The risk adjustment track at RISE West provided attendees with useful information and innovative strategies to strengthen their programs. This article looks at the success that Brown & Toland Physicians have had with three partnerships that provided HCC Analytics, Natural Language Processing, and the Annual Health Assessment Program.
PALM SPRINGS, CALIF.— Representatives from Brown & Toland Physicians, a leading network of 2,500 primary care physicians and specialists in the San Francisco Bay area, spoke during a breakout session at RISE West 2018 about three initiatives that helped them boost and sustain their risk adjustment program.

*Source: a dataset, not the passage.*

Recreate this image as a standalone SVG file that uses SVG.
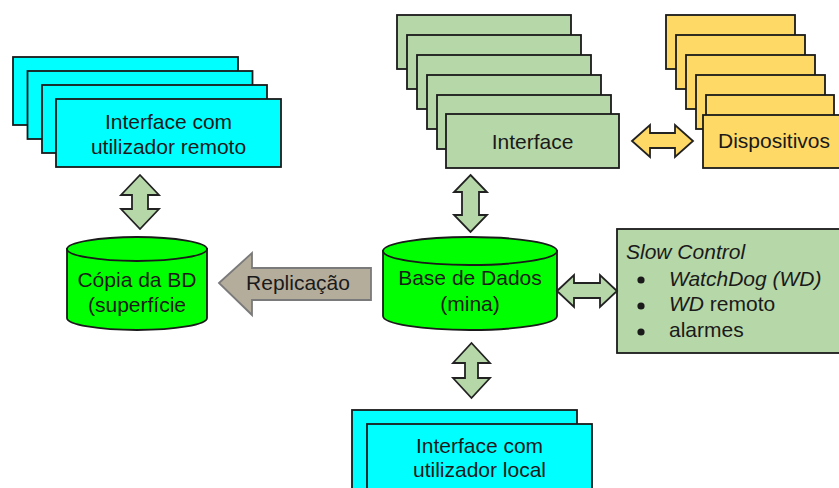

The network’s risk adjustment history goes back to 2011 when it secured a limited Knox-Keene license, which enabled it to contract in full-risk arrangements with Medicare Advance Plans. Over the next two to three years, it grew its membership under the full-risk umbrella and executed clinical quality programs. But three years ago, the group noticed a decrease in its risk adjustment factor(RAF) scores, which it attributed to changes in the hierarchical condition category (HCC) model and challenges with physician/biller coding. As a result, they’ve spent the last two years turning around its clinical quality programs, based on high intensity pilot activities that occurred in the fourth quarter of 2016.
Sean O'Sullivan, manager, population health, at Brown & Toland Physicians, said the group focused on three partnerships that provided HCC Analytics, Natural Language Processing (NLP), and the Annual Health Assessment (AHA) Program.
In 2016, he said, the group changed its HCC Analytics partner to use a tool that provided more insight into risk scores. Its previous vendor processed CMS data for the sole purpose of giving the organization its current RAF score. But the new HCC tool allows the group to obtain an HCC gap analysis to Model Output Report (MOR)/Risk Adjustment Processing System (RAPS) files. This allows the group to see gaps in its HCC each month, he said.
The NLP technology helped Brown & Toland identify gaps in HCC submissions by comparing new codes to RAPS return files; increased coder productivity during busy Sweeps seasons; and reduced provider abrasion by excluding NLP review from health plan chart cases. The algorithms helped the group learn from all projects, not just the provider data. “We can review 60 percent of Medicare lives without asking physicians for anything,” he said.
Prior to initiating the 2016 pilot, Brown & Toland had its physicians conduct the annual wellness visit. But the group decided to partner with nurse practitioners in the fourth quarter of 2016 and have them take on the AHAs. That partnership helped the network strengthen its end-to-end oversight of coding and documentation, explained Jenny Tu, director, population health. This has allowed it to review chart notes and ensure the correct coding is captured before the group submits the claim to health plans.
Furthermore, she explained, smart EMR integration is built into custom templates so the nurse practitioners spend less time documenting to capture HCCs and HEDIS and Star measures in the visit. Data mining is performed pre- and post-visit by either the nurse practitioner or RAF coders.
Tu said that groups that want to take on a similar process should consider the corporate culture. The organization needs to understand that many teams impact risk adjustment, she said. Brown & Toland emphasized this by establishing cross-departmental workgroups to gather and come up with process improvements. The organization discussed the progress during all-hands updates and made the progress visible with scoreboards in high-traffic areas so employees would notice it. Tu said that the group provided continuing education during brown bag lunches to educate primary care providers about the different work the organization was doing. The key, she said, is to emphasize accuracy, not to increase RAF scores.